Friday, January 20, 2012

In praise of bowties

I don't think there are many people who would call me fashionable. More than one person, in fact, has called my style "lazy chic" and I don't know that they meant it as a compliment.

I like comfortable clothes. I like plaid flannel. Quilted plaid flannel. There are people in the world who count this fact among the reasons they love me, but just because they love me for it doesn't mean I don't look like the Michelin Man most of the winter.

What's strange is that I like clothes. I do. I like knee high boots and chunky sweaters and all manner of scarves. But I like to mix them in weird combinations, and I only like them if they are super comfortable, which in this day and age of sequins and bedazzled jean pockets means that I usually end up looking frumpy and like I got dressed in the dark.

It's even more important for me to choose comfort and utility over fashion now that I am a bicycle commuter.

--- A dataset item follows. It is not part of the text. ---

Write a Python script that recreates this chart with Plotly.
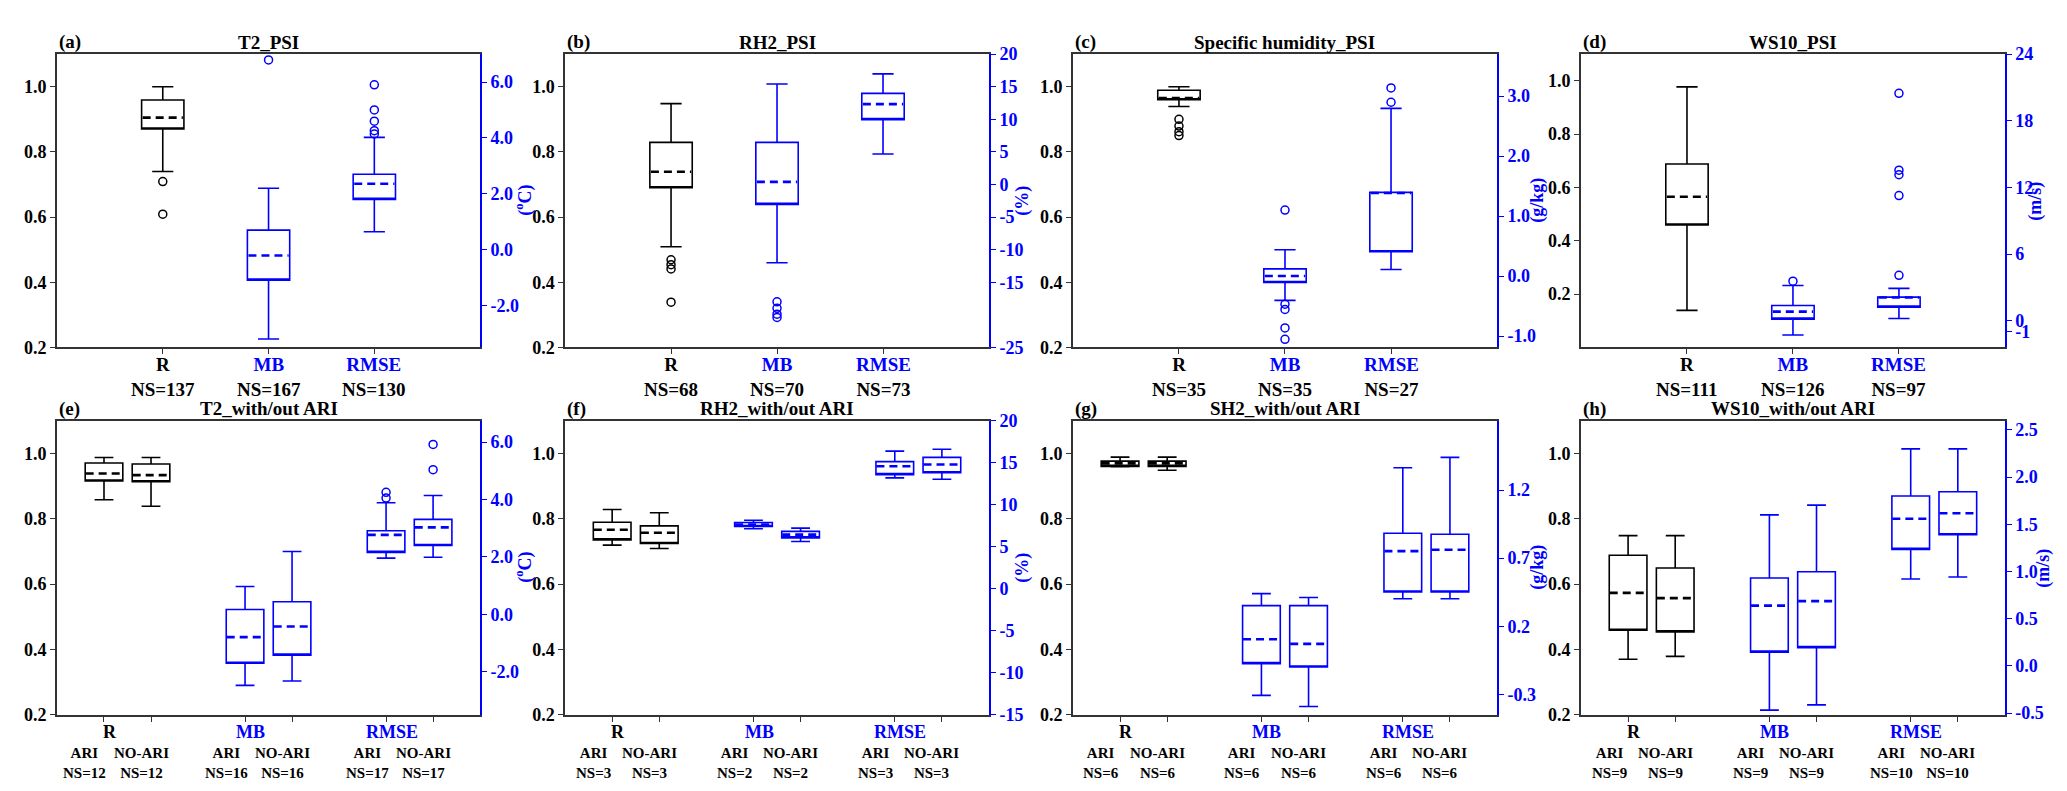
import plotly.graph_objects as go
from plotly.subplots import make_subplots

BLUE = "#0000ff"
FRAME = "#333333"
FONT = "Liberation Serif, Times New Roman, serif"

metrics = ["R", "MB", "RMSE"]
runs = ["ARI", "NO-ARI"]

# box stats per box: [lower whisker, q1, median, q3, upper whisker]
# top row: R, MB, RMSE ; bottom row: R ARI, R NO-ARI, MB ARI, MB NO-ARI, RMSE ARI, RMSE NO-ARI

# (a) T2_PSI
a_stats = [[0.740, 0.870, 0.905, 0.959, 1.000],
           [-3.20, -1.09, -0.21, 0.70, 2.20],
           [0.64, 1.80, 2.36, 2.70, 4.02]]
a_out = [[0.709, 0.609], [6.79], [5.90, 5.00, 4.60, 4.26, 4.14]]
a_ns = [137, 167, 130]

# (b) RH2_PSI
b_stats = [[0.509, 0.690, 0.739, 0.829, 0.948],
           [-12.0, -3.05, 0.39, 6.46, 15.42],
           [4.67, 9.95, 12.33, 13.98, 16.96]]
b_out = [[0.469, 0.454, 0.441, 0.339], [-18.0, -19.0, -19.9, -20.4], []]
b_ns = [68, 70, 73]

# (c) Specific humidity_PSI
c_stats = [[0.939, 0.960, 0.965, 0.989, 1.000],
           [-0.405, -0.108, 0.0, 0.119, 0.438],
           [0.108, 0.405, 1.384, 1.395, 2.795]]
c_out = [[0.900, 0.879, 0.862, 0.850], [1.10, -0.47, -0.557, -0.865, -1.054], [3.135, 2.897]]
c_ns = [35, 35, 27]

# (d) WS10_PSI
d_stats = [[0.139, 0.459, 0.565, 0.688, 0.977],
           [-1.28, 0.15, 0.82, 1.37, 3.18],
           [0.20, 1.23, 2.10, 2.13, 2.92]]
d_out = [[], [3.56], [20.47, 13.55, 13.14, 11.27, 4.09]]
d_ns = [111, 126, 97]

# (e) T2_with/out ARI
e_stats = [[0.858, 0.915, 0.938, 0.970, 0.987],
           [0.838, 0.913, 0.933, 0.967, 0.987],
           [-2.47, -1.70, -0.79, 0.17, 0.97],
           [-2.32, -1.42, -0.42, 0.44, 2.19],
           [1.96, 2.16, 2.77, 2.91, 3.89],
           [1.99, 2.40, 3.03, 3.31, 4.14]]
e_out = [[], [], [], [], [4.25, 4.05], [5.92, 5.04]]
e_ns = [12, 12, 16, 16, 17, 17]

# (f) RH2_with/out ARI
f_stats = [[0.719, 0.735, 0.766, 0.789, 0.828],
           [0.709, 0.724, 0.757, 0.778, 0.818],
           [7.13, 7.40, 7.64, 7.87, 8.14],
           [5.62, 6.05, 6.43, 6.82, 7.21],
           [13.18, 13.57, 14.57, 15.12, 16.36],
           [13.02, 13.80, 14.77, 15.62, 16.59]]
f_out = [[], [], [], [], [], []]
f_ns = [3, 3, 2, 2, 3, 3]

# (g) SH2_with/out ARI
g_stats = [[0.959, 0.960, 0.969, 0.976, 0.988],
           [0.948, 0.960, 0.969, 0.976, 0.988],
           [-0.307, -0.074, 0.105, 0.352, 0.440],
           [-0.388, -0.098, 0.071, 0.352, 0.412],
           [0.402, 0.452, 0.752, 0.883, 1.364],
           [0.402, 0.452, 0.762, 0.876, 1.440]]
g_out = [[], [], [], [], [], []]
g_ns = [6, 6, 6, 6, 6, 6]

# (h) WS10_with/out ARI
h_stats = [[0.370, 0.459, 0.573, 0.688, 0.748],
           [0.379, 0.454, 0.557, 0.649, 0.748],
           [-0.469, 0.145, 0.638, 0.931, 1.60],
           [-0.414, 0.193, 0.686, 0.997, 1.703],
           [0.921, 1.234, 1.559, 1.80, 2.30],
           [0.941, 1.39, 1.617, 1.845, 2.30]]
h_out = [[], [], [], [], [], []]
h_ns = [9, 9, 9, 9, 10, 10]

# left-axis ticks (R)
r_ticks = [0.2, 0.4, 0.6, 0.8, 1.0]
r_text = ["0.2", "0.4", "0.6", "0.8", "1.0"]

panels = [
    dict(tag="(a)", title="T2_PSI", unit="(<sup>o</sup>C)", udx=44, stats=a_stats, out=a_out, ns=a_ns,
         y2=[-3.5, 7.0], t2=[-2, 0, 2, 4, 6], l2=["-2.0", "0.0", "2.0", "4.0", "6.0"], y1=[0.2, 1.1]),
    dict(tag="(b)", title="RH2_PSI", unit="(%)", udx=34, stats=b_stats, out=b_out, ns=b_ns,
         y2=[-25, 20], t2=[-25, -15, -10, -5, 0, 5, 10, 15, 20],
         l2=["-25", "-15", "-10", "-5", "0", "5", "10", "15", "20"], y1=[0.2, 1.1]),
    dict(tag="(c)", title="Specific humidity_PSI", unit="(g/kg)", udx=41, stats=c_stats, out=c_out,
         ns=c_ns, y2=[-1.19, 3.7], t2=[-1, 0, 1, 2, 3], l2=["-1.0", "0.0", "1.0", "2.0", "3.0"],
         y1=[0.2, 1.1]),
    dict(tag="(d)", title="WS10_PSI", unit="(m/s)", udx=31, stats=d_stats, out=d_out, ns=d_ns,
         y2=[-2.4, 24], t2=[-1, 0, 6, 12, 18, 24], l2=["-1", "0", "6", "12", "18", "24"], y1=[0.0, 1.1]),
    dict(tag="(e)", title="T2_with/out ARI", unit="(<sup>o</sup>C)", udx=44, stats=e_stats, out=e_out,
         ns=e_ns, y2=[-3.5, 6.75], t2=[-2, 0, 2, 4, 6], l2=["-2.0", "0.0", "2.0", "4.0", "6.0"],
         y1=[0.2, 1.1]),
    dict(tag="(f)", title="RH2_with/out ARI", unit="(%)", udx=34, stats=f_stats, out=f_out, ns=f_ns,
         y2=[-15, 20], t2=[-15, -10, -5, 0, 5, 10, 15, 20],
         l2=["-15", "-10", "-5", "0", "5", "10", "15", "20"], y1=[0.2, 1.1]),
    dict(tag="(g)", title="SH2_with/out ARI", unit="(g/kg)", udx=41, stats=g_stats, out=g_out,
         ns=g_ns, y2=[-0.45, 1.71], t2=[-0.3, 0.2, 0.7, 1.2], l2=["-0.3", "0.2", "0.7", "1.2"],
         y1=[0.2, 1.1]),
    dict(tag="(h)", title="WS10_with/out ARI", unit="(m/s)", udx=39, stats=h_stats, out=h_out,
         ns=h_ns, y2=[-0.52, 2.6], t2=[-0.5, 0, 0.5, 1.0, 1.5, 2.0, 2.5],
         l2=["-0.5", "0.0", "0.5", "1.0", "1.5", "2.0", "2.5"], y1=[0.2, 1.1]),
]

x_dom = [[0.0237, 0.2284], [0.2695, 0.4746], [0.5152, 0.7204], [0.7610, 0.9661]]
y_dom = [[0.5727, 0.9532], [0.0961, 0.4779]]

fig = make_subplots(rows=2, cols=4, specs=[[{"secondary_y": True}] * 4] * 2)


def bfont(size, color="black"):
    return dict(family=FONT, size=size, color=color, weight="bold")


for idx, p in enumerate(panels):
    row, col = idx // 4 + 1, idx % 4 + 1
    paired = row == 2
    width = 0.8 if paired else 0.4
    sp = fig.get_subplot(row, col)
    xr = "x" + sp.xaxis.plotly_name[5:]
    yr = "y" + sp.yaxis.plotly_name[5:]

    positions = []
    for k, s in enumerate(p["stats"]):
        m = k // 2 if paired else k
        pos = 3 * m + k % 2 + 1 if paired else m + 1
        positions.append(pos)
        color = "black" if m == 0 else BLUE
        sec = m > 0
        lo, q1, med, q3, hi = s
        # box outline (median drawn separately as a dashed line)
        fig.add_trace(go.Box(x=[pos], lowerfence=[lo], q1=[q1], median=[q1], q3=[q3],
                             upperfence=[hi], width=width, whiskerwidth=0.5,
                             line=dict(color=color, width=1.6), fillcolor="rgba(0,0,0,0)",
                             boxpoints=False, hoverinfo="skip"),
                      row=row, col=col, secondary_y=sec)
        fig.add_trace(go.Scatter(x=[pos - width / 2 + 0.01, pos + width / 2 - 0.01], y=[med, med],
                                 mode="lines", hoverinfo="skip",
                                 line=dict(color=color, width=2.6, dash="8px,5px")),
                      row=row, col=col, secondary_y=sec)
        if p["out"][k]:
            fig.add_trace(go.Scatter(x=[pos] * len(p["out"][k]), y=p["out"][k], mode="markers",
                                     hoverinfo="skip",
                                     marker=dict(symbol="circle-open", size=8, color=color,
                                                 line=dict(width=1.5, color=color))),
                          row=row, col=col, secondary_y=sec)

    xrange = [0, 9] if paired else [0, 4]
    fig.update_xaxes(domain=x_dom[col - 1], range=xrange, tickvals=positions, showticklabels=False,
                     ticks="outside", ticklen=5, tickwidth=1.3, tickcolor=FRAME,
                     showline=True, linecolor=FRAME, linewidth=1.6, mirror=True,
                     showgrid=False, zeroline=False, row=row, col=col)
    fig.update_yaxes(domain=y_dom[row - 1], range=p["y1"], tickvals=r_ticks, ticktext=r_text,
                     ticks="outside", ticklen=5, tickwidth=1.3, tickcolor=FRAME, tickfont=bfont(18),
                     showline=True, linecolor=FRAME, linewidth=1.6, showgrid=False, zeroline=False,
                     row=row, col=col, secondary_y=False)
    fig.update_yaxes(range=p["y2"], tickvals=p["t2"], ticktext=p["l2"],
                     ticks="outside", ticklen=5, tickwidth=1.3, tickcolor=BLUE, tickfont=bfont(18, BLUE),
                     showline=True, linecolor=BLUE, linewidth=1.6, showgrid=False, zeroline=False,
                     row=row, col=col, secondary_y=True)

    # unit label of the right axis
    fig.add_annotation(text=p["unit"], xref=xr + " domain", yref=yr + " domain", x=1, y=0.5,
                       xanchor="center", yanchor="middle", xshift=p["udx"], textangle=-90,
                       showarrow=False, font=bfont(18, BLUE))

    # panel tag and title
    fig.add_annotation(text=p["tag"], xref=xr + " domain", yref=yr + " domain", x=0, y=1,
                       xanchor="left", yanchor="middle", yshift=12, showarrow=False, font=bfont(19))
    fig.add_annotation(text=p["title"], xref=xr + " domain", yref=yr + " domain", x=0.5, y=1,
                       xanchor="center", yanchor="middle", yshift=12, showarrow=False, font=bfont(19))

    # category labels under the axis
    if not paired:
        for m, name in enumerate(metrics):
            c = "black" if m == 0 else BLUE
            txt = "<span style='color:%s'>%s</span><br>NS=%d" % (c, name, p["ns"][m])
            fig.add_annotation(text=txt, xref=xr, yref=yr + " domain", x=positions[m], y=0,
                               yanchor="top", yshift=-5, showarrow=False, font=bfont(19))
    else:
        for m, name in enumerate(metrics):
            centre = (positions[2 * m] + positions[2 * m + 1]) / 2
            fig.add_annotation(text=name, xref=xr, yref=yr + " domain", x=centre, y=0,
                               yanchor="middle", yshift=-17, xshift=-18, showarrow=False,
                               font=bfont(18, "black" if m == 0 else BLUE))
            for j, run in enumerate(runs):
                k = 2 * m + j
                sh = -19 if j == 0 else -10
                fig.add_annotation(text="%s<br>NS=%d" % (run, p["ns"][k]), xref=xr,
                                   yref=yr + " domain", x=positions[k], y=0,
                                   yanchor="top", yshift=-28, xshift=sh, showarrow=False,
                                   font=bfont(15))

fig.update_layout(width=2067, height=791, showlegend=False,
                  margin=dict(l=0, r=0, t=0, b=0),
                  paper_bgcolor="white", plot_bgcolor="white",
                  font=bfont(17))

fig.write_html("out.html")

But I can't look like a slob at work, so what's a person to do?

There is a man who rides the ferry with me who wears a jacket and a bow tie every day. He rides in on his bicycle looking dapper and cool as a cucumber even as I lumber on, hair already mussed beyond repair, sweating and panting. At the end of the day he still looks completely put together. Bow ties are very underrated. If you are a professor, you should wear them. If you are young and ironic, you should wear them. If you want to delight me, you should wear them.

I can't take a picture of the wonderful bow-tied gent and his neckwear without getting in his face, and so instead I leave you with an example of my best guess at "fashionable, work-appropriate, breezy, stretching bicycle commuting" fashion: flat boot, stretch jeans, flowy shirt for aeration. Voila!

What's your favorite bicycle attire? Any fashion tips for me?